Traps
Accustomed awk users should take special note of the following:
-
Semicolons are required after all simple statements in perl
(except at the end of a block). Newline is not a statement delimiter.
-
Curly brackets are required on ifs and whiles.
-
Variables begin with $ or @ in perl.
-
Arrays index from 0 unless you set $[. Likewise string positions in
substr() and index().
-
You have to decide whether your array has numeric or string indices.
-
Associative array values do not spring into existence upon mere
reference.
-
You have to decide whether you want to use string or numeric
comparisons.
-
Reading an input line does not split it for you. You get to split it
yourself to an array. And the split
operator has different arguments.
-
The current input line is normally in $_, not $0. It generally does
not have the newline stripped. ($0 is the name of the program executed.)
-
$<digit> does not refer to fields— it refers to substrings
matched by the last match pattern.
-
The print statement does not add field and record separators
unless you set $, and $\.
-
You must open your files before you print to them.
-
The range operator is ‘‘. .’’, not comma. (The comma operator works
as in C.)
-
The match operator is ‘‘=˜’’, not ‘‘˜’’. (‘‘˜’’ is the one’s
complement operator, as in C.)
-
The exponentiation operator is ‘‘**’’, not ‘‘ˆ’’. (‘‘ˆ’’ is the
XOR operator, as in C.)
-
The concatenation operator is ‘‘.’’, not the null string. (Using the
null string would render ‘‘/pat/ /pat/’’ unparsable, since the third slash would be interpreted as a division operator— the tokener is in fact slightly context sensitive for operators like /, ?, and <. And in fact, . itself can be the beginning of a number.)
-
Next, exit and continue work differently.
-
The following variables work differently
Awk Perl
ARGC $#ARGV
ARGV[0] $0
FILENAME $ARGV
FNR $. − something
FS (whatever you like)
NF $#Fld, or some such
NR $.
OFMT $#
OFS $,
ORS $\
RLENGTH length($&)
RS $/
RSTART length($`)
SUBSEP $;
- When in doubt, run the awk construct through a2p and see what it
gives you.
Cerebral C programmers should take note of the following:
-
Curly brackets are required on ifs and whiles.
-
You should use ‘‘elsif’’ rather than ‘‘else if’’
-
Break and continue become last and next, respectively.
-
There’s no switch statement.
-
Variables begin with $ or @ in perl.
-
Printf does not implement *.
-
Comments begin with #, not /*.
-
You can’t take the address of anything.
-
ARGV must be capitalized.
-
The ‘‘system’’ calls link, unlink, rename, etc. return nonzero for
success, not 0.
-
Signal handlers deal with signal names, not numbers.

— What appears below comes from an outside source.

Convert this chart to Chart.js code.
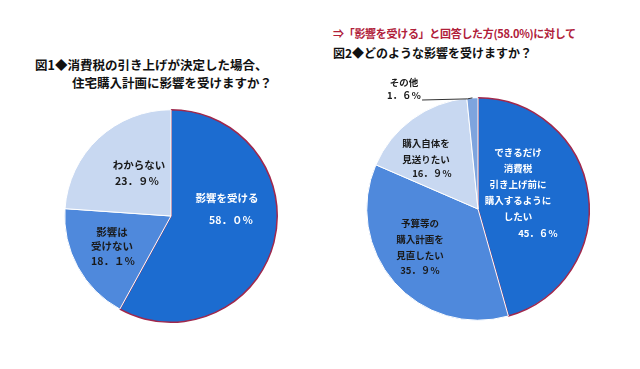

Seasoned sed programmers should take note of the following:
-
Backreferences in substitutions use $ rather than \.
-
The pattern matching metacharacters (, ), and do not have
backslashes in front.
-
The range operator is . . rather than comma.
Sharp shell programmers should take note of the following:
-
The backtick operator does variable interpretation without regard to
the presence of single quotes in the command.
-
The backtick operator does no translation of the return value,
unlike csh.
-
Shells (especially csh) do several levels of substitution on each
command line. Perl does substitution only in certain constructs such as double quotes, backticks, angle brackets and search patterns.
-
Shells interpret scripts a little bit at a time. Perl compiles the
whole program before executing it.
-
The arguments are available via @ARGV, not $1, $2, etc.
-
The environment is not automatically made available as variables.